→ Stored data
# # # # # # #

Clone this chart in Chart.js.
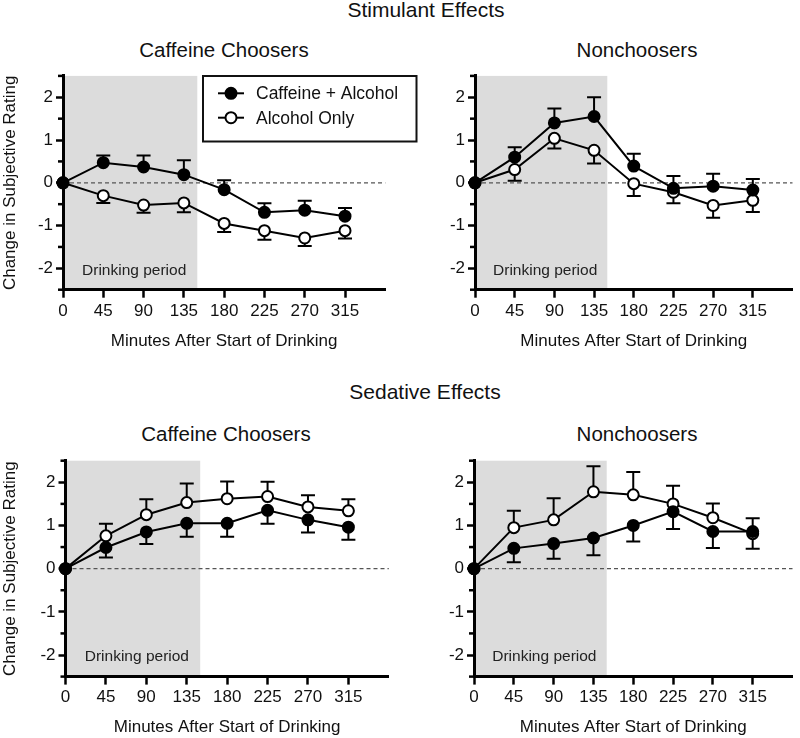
<!DOCTYPE html>
<html><head><meta charset="utf-8">
<script src="https://cdn.jsdelivr.net/npm/chart.js@4.4.1/dist/chart.umd.min.js"></script>
<style>
body{margin:0;background:#fff;width:800px;height:738px;position:relative;overflow:hidden;font-family:"Liberation Sans",Arial,sans-serif;color:#111}
.t{position:absolute;width:400px;text-align:center;white-space:nowrap}
canvas{position:absolute}
</style></head><body>
<div class="t" style="left:226px;top:-2px;font-size:21px;line-height:24px">Stimulant Effects</div>
<div class="t" style="left:24px;top:38px;font-size:20.5px;line-height:24px">Caffeine Choosers</div>
<div class="t" style="left:437px;top:38px;font-size:20.5px;line-height:24px">Nonchoosers</div>
<div class="t" style="left:225px;top:380px;font-size:21px;line-height:24px">Sedative Effects</div>
<div class="t" style="left:26px;top:422px;font-size:20.5px;line-height:24px">Caffeine Choosers</div>
<div class="t" style="left:437px;top:422px;font-size:20.5px;line-height:24px">Nonchoosers</div>
<canvas id="c0" width="420" height="300" style="left:0;top:60px"></canvas>
<canvas id="c1" width="380" height="300" style="left:420px;top:60px"></canvas>
<canvas id="c2" width="420" height="293" style="left:0;top:445px"></canvas>
<canvas id="c3" width="380" height="293" style="left:420px;top:445px"></canvas>
<script>
// ---- data ----
const minutes = [0, 45, 90, 135, 180, 225, 270, 315];
const seriesLabels = ['Caffeine + Alcohol', 'Alcohol Only'];
const yTickLabels = [-2, -1, 0, 1, 2];
const drinkingPeriodEnd = 150;
const drinkingLabel = 'Drinking period';
const xAxisTitle = 'Minutes After Start of Drinking';
const yAxisTitle = 'Change in Subjective Rating';

// Stimulant effects – Caffeine Choosers
const stimChoosersCaf    = [0, 0.47, 0.37, 0.19, -0.16, -0.69, -0.64, -0.78];
const stimChoosersCafSem = [0, 0.17, 0.27, 0.34, 0.22, 0.21, 0.22, 0.19];
const stimChoosersAlc    = [0, -0.30, -0.52, -0.47, -0.95, -1.12, -1.29, -1.12];
const stimChoosersAlcSem = [0, 0.17, 0.18, 0.22, 0.20, 0.21, 0.19, 0.18];
// Stimulant effects – Nonchoosers
const stimNonCaf    = [0, 0.60, 1.40, 1.55, 0.39, -0.13, -0.08, -0.17];
const stimNonCafSem = [0, 0.23, 0.34, 0.45, 0.29, 0.29, 0.29, 0.26];
const stimNonAlc    = [0, 0.31, 1.04, 0.76, -0.02, -0.22, -0.53, -0.41];
const stimNonAlcSem = [0, 0.26, 0.24, 0.31, 0.29, 0.26, 0.29, 0.27];
// Sedative effects – Caffeine Choosers
const sedChoosersCaf    = [0, 0.49, 0.85, 1.05, 1.05, 1.35, 1.13, 0.96];
const sedChoosersCafSem = [0, 0.23, 0.28, 0.31, 0.31, 0.31, 0.29, 0.29];
const sedChoosersAlc    = [0, 0.76, 1.25, 1.53, 1.62, 1.67, 1.43, 1.34];
const sedChoosersAlcSem = [0, 0.28, 0.36, 0.44, 0.40, 0.34, 0.27, 0.27];
// Sedative effects – Nonchoosers
const sedNonCaf    = [0, 0.47, 0.58, 0.71, 1.00, 1.32, 0.86, 0.86];
const sedNonCafSem = [0, 0.32, 0.35, 0.40, 0.37, 0.40, 0.38, 0.40];
const sedNonAlc    = [0, 0.95, 1.13, 1.78, 1.71, 1.50, 1.18, 0.81];
const sedNonAlcSem = [0, 0.39, 0.50, 0.59, 0.53, 0.42, 0.33, 0.36];

// ---- drawing ----
const FONT = '"Liberation Sans", Arial, sans-serif';
const INK = '#111';

function toPoints(vals) { return vals.map((v, i) => ({ x: minutes[i], y: v })); }

const decoPlugin = {
  id: 'deco',
  beforeDraw(chart) {
    const { ctx, chartArea: a, scales: { x, y } } = chart;
    const x0 = x.getPixelForValue(0), x1 = x.getPixelForValue(drinkingPeriodEnd);
    ctx.save();
    ctx.fillStyle = '#dcdcdc';
    ctx.fillRect(x0, a.top, x1 - x0, a.bottom - a.top);
    ctx.fillStyle = '#222';
    ctx.font = '15.5px ' + FONT;
    ctx.textAlign = 'center';
    ctx.textBaseline = 'middle';
    ctx.fillText(drinkingLabel, (x0 + x1) / 2 + 4, y.getPixelForValue(-2) + 2);
    const yz = y.getPixelForValue(0);
    ctx.strokeStyle = '#555';
    ctx.lineWidth = 1.2;
    ctx.setLineDash([4, 3]);
    ctx.beginPath();
    ctx.moveTo(x0, yz);
    ctx.lineTo(a.right, yz);
    ctx.stroke();
    ctx.restore();
  },
  afterDraw(chart) {
    // shorter minor ticks on the y axis at the half-unit tick values
    const { ctx, chartArea: a, scales: { y } } = chart;
    ctx.save();
    ctx.strokeStyle = '#000';
    ctx.lineWidth = 2.5;
    y.ticks.forEach(t => {
      if (yTickLabels.includes(t.value)) return;
      const py = y.getPixelForValue(t.value);
      ctx.beginPath(); ctx.moveTo(a.left, py); ctx.lineTo(a.left - 5, py); ctx.stroke();
    });
    ctx.restore();
  },
  beforeDatasetsDraw(chart) {
    const { ctx, scales: { x, y } } = chart;
    ctx.save();
    ctx.strokeStyle = '#000';
    ctx.lineWidth = 2;
    chart.data.datasets.forEach(ds => {
      ds.data.forEach((p, i) => {
        const e = ds.sem[i];
        if (!e) return;
        const px = x.getPixelForValue(p.x);
        const py = y.getPixelForValue(p.y);
        const pe = y.getPixelForValue(p.y + ds.errDir * e);
        ctx.beginPath();
        ctx.moveTo(px, py); ctx.lineTo(px, pe);
        ctx.moveTo(px - 7, pe); ctx.lineTo(px + 7, pe);
        ctx.stroke();
      });
    });
    ctx.restore();
  }
};

const legendPlugin = {
  id: 'boxLegend',
  afterDraw(chart) {
    const { ctx } = chart;
    ctx.save();
    ctx.strokeStyle = '#111';
    ctx.lineWidth = 2;
    ctx.strokeRect(203, 16, 213.5, 65.5);
    chart.data.datasets.forEach((ds, i) => {
      const cy = 33.3 + i * 24.4;
      ctx.strokeStyle = '#000';
      ctx.lineWidth = 2;
      ctx.beginPath(); ctx.moveTo(218, cy); ctx.lineTo(244, cy); ctx.stroke();
      ctx.beginPath(); ctx.arc(231, cy, 5.5, 0, Math.PI * 2);
      ctx.fillStyle = ds.pointBackgroundColor; ctx.fill(); ctx.stroke();
      ctx.fillStyle = INK;
      ctx.font = '17.5px ' + FONT;
      ctx.textAlign = 'left'; ctx.textBaseline = 'middle';
      ctx.fillText(ds.label, 256, cy + 1);
    });
    ctx.restore();
  }
};

function makeChart(id, caf, cafSem, alc, alcSem, dirCaf, L) {
  const datasets = [
    { label: seriesLabels[0], data: toPoints(caf), sem: cafSem, errDir: dirCaf,
      borderColor: '#000', borderWidth: 2, pointRadius: 5.5, pointBorderWidth: 2,
      pointBackgroundColor: '#000', pointBorderColor: '#000', tension: 0, clip: false },
    { label: seriesLabels[1], data: toPoints(alc), sem: alcSem, errDir: -dirCaf,
      borderColor: '#000', borderWidth: 2, pointRadius: 5.5, pointBorderWidth: 2,
      pointBackgroundColor: '#fff', pointBorderColor: '#000', tension: 0, clip: false }
  ];
  const plugins = [decoPlugin];
  if (L.legend) plugins.push(legendPlugin);
  return new Chart(document.getElementById(id), {
    type: 'line',
    data: { datasets },
    plugins,
    options: {
      responsive: false, animation: false, devicePixelRatio: 1,
      layout: { padding: { left: 0, top: L.padTop, right: L.padRight, bottom: 0 } },
      plugins: { legend: { display: false }, tooltip: { enabled: false } },
      scales: {
        x: {
          type: 'linear', min: 0, max: 360,
          afterFit(s) { s.height = L.xH; },
          border: { display: true, color: '#000', width: 3 },
          grid: { display: true, drawOnChartArea: false, drawTicks: true, tickLength: 8, tickWidth: 2.5,
                  tickColor: c => (c.tick && minutes.includes(c.tick.value)) ? '#000' : 'rgba(0,0,0,0)' },
          ticks: { stepSize: 45, autoSkip: false, maxRotation: 0, padding: 3, color: INK,
                   font: { size: 17, family: FONT },
                   callback: v => minutes.includes(v) ? String(v) : '' },
          title: { display: true, text: xAxisTitle, color: INK, font: { size: 17, family: FONT, lineHeight: 1.2 },
                   padding: { top: 0, bottom: L.xTitlePad } }
        },
        y: {
          type: 'linear', min: -2.5, max: 2.5,
          afterFit(s) { s.width = L.yW; },
          border: { display: true, color: '#000', width: 3 },
          grid: { display: true, drawOnChartArea: false, drawTicks: true, tickLength: 7, tickWidth: 2.5,
                  tickColor: c => (c.tick && yTickLabels.includes(c.tick.value)) ? '#000' : 'rgba(0,0,0,0)' },
          ticks: { stepSize: 0.5, autoSkip: false, padding: 3, color: INK,
                   font: { size: 17, family: FONT },
                   callback: v => yTickLabels.includes(v) ? String(v) : '' },
          title: { display: L.yTitle, text: yAxisTitle, color: INK, font: { size: 17, family: FONT, lineHeight: 1.2 },
                   padding: { top: 0, bottom: 0 } }
        }
      }
    }
  });
}

makeChart('c0', stimChoosersCaf, stimChoosersCafSem, stimChoosersAlc, stimChoosersAlcSem, 1,
  { padTop: 15.9, padRight: 34.7, xH: 70.3, yW: 63, xTitlePad: 8, yTitle: true, legend: true });
makeChart('c1', stimNonCaf, stimNonCafSem, stimNonAlc, stimNonAlcSem, 1,
  { padTop: 15.9, padRight: 2.6, xH: 70.3, yW: 55, xTitlePad: 8, yTitle: false, legend: false });
makeChart('c2', sedChoosersCaf, sedChoosersCafSem, sedChoosersAlc, sedChoosersAlcSem, -1,
  { padTop: 15.7, padRight: 31.2, xH: 61.4, yW: 65.5, xTitlePad: 0, yTitle: true, legend: false });
makeChart('c3', sedNonCaf, sedNonCafSem, sedNonAlc, sedNonAlcSem, -1,
  { padTop: 15.7, padRight: 1.1, xH: 61.4, yW: 54, xTitlePad: 0, yTitle: false, legend: false });
</script>
</body></html>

# # # # # # #

→ What you are asked to do
Every line from the top of the material above through the line with "const yAxisTitle = 'Change" should be duplicated exactly, please; leave out the pictures.

→ Written solution
Clone this chart in Chart.js.
<!DOCTYPE html>
<html><head><meta charset="utf-8">
<script src="https://cdn.jsdelivr.net/npm/chart.js@4.4.1/dist/chart.umd.min.js"></script>
<style>
body{margin:0;background:#fff;width:800px;height:738px;position:relative;overflow:hidden;font-family:"Liberation Sans",Arial,sans-serif;color:#111}
.t{position:absolute;width:400px;text-align:center;white-space:nowrap}
canvas{position:absolute}
</style></head><body>
<div class="t" style="left:226px;top:-2px;font-size:21px;line-height:24px">Stimulant Effects</div>
<div class="t" style="left:24px;top:38px;font-size:20.5px;line-height:24px">Caffeine Choosers</div>
<div class="t" style="left:437px;top:38px;font-size:20.5px;line-height:24px">Nonchoosers</div>
<div class="t" style="left:225px;top:380px;font-size:21px;line-height:24px">Sedative Effects</div>
<div class="t" style="left:26px;top:422px;font-size:20.5px;line-height:24px">Caffeine Choosers</div>
<div class="t" style="left:437px;top:422px;font-size:20.5px;line-height:24px">Nonchoosers</div>
<canvas id="c0" width="420" height="300" style="left:0;top:60px"></canvas>
<canvas id="c1" width="380" height="300" style="left:420px;top:60px"></canvas>
<canvas id="c2" width="420" height="293" style="left:0;top:445px"></canvas>
<canvas id="c3" width="380" height="293" style="left:420px;top:445px"></canvas>
<script>
// ---- data ----
const minutes = [0, 45, 90, 135, 180, 225, 270, 315];
const seriesLabels = ['Caffeine + Alcohol', 'Alcohol Only'];
const yTickLabels = [-2, -1, 0, 1, 2];
const drinkingPeriodEnd = 150;
const drinkingLabel = 'Drinking period';
const xAxisTitle = 'Minutes After Start of Drinking';
const yAxisTitle = 'Change in Subjective Rating';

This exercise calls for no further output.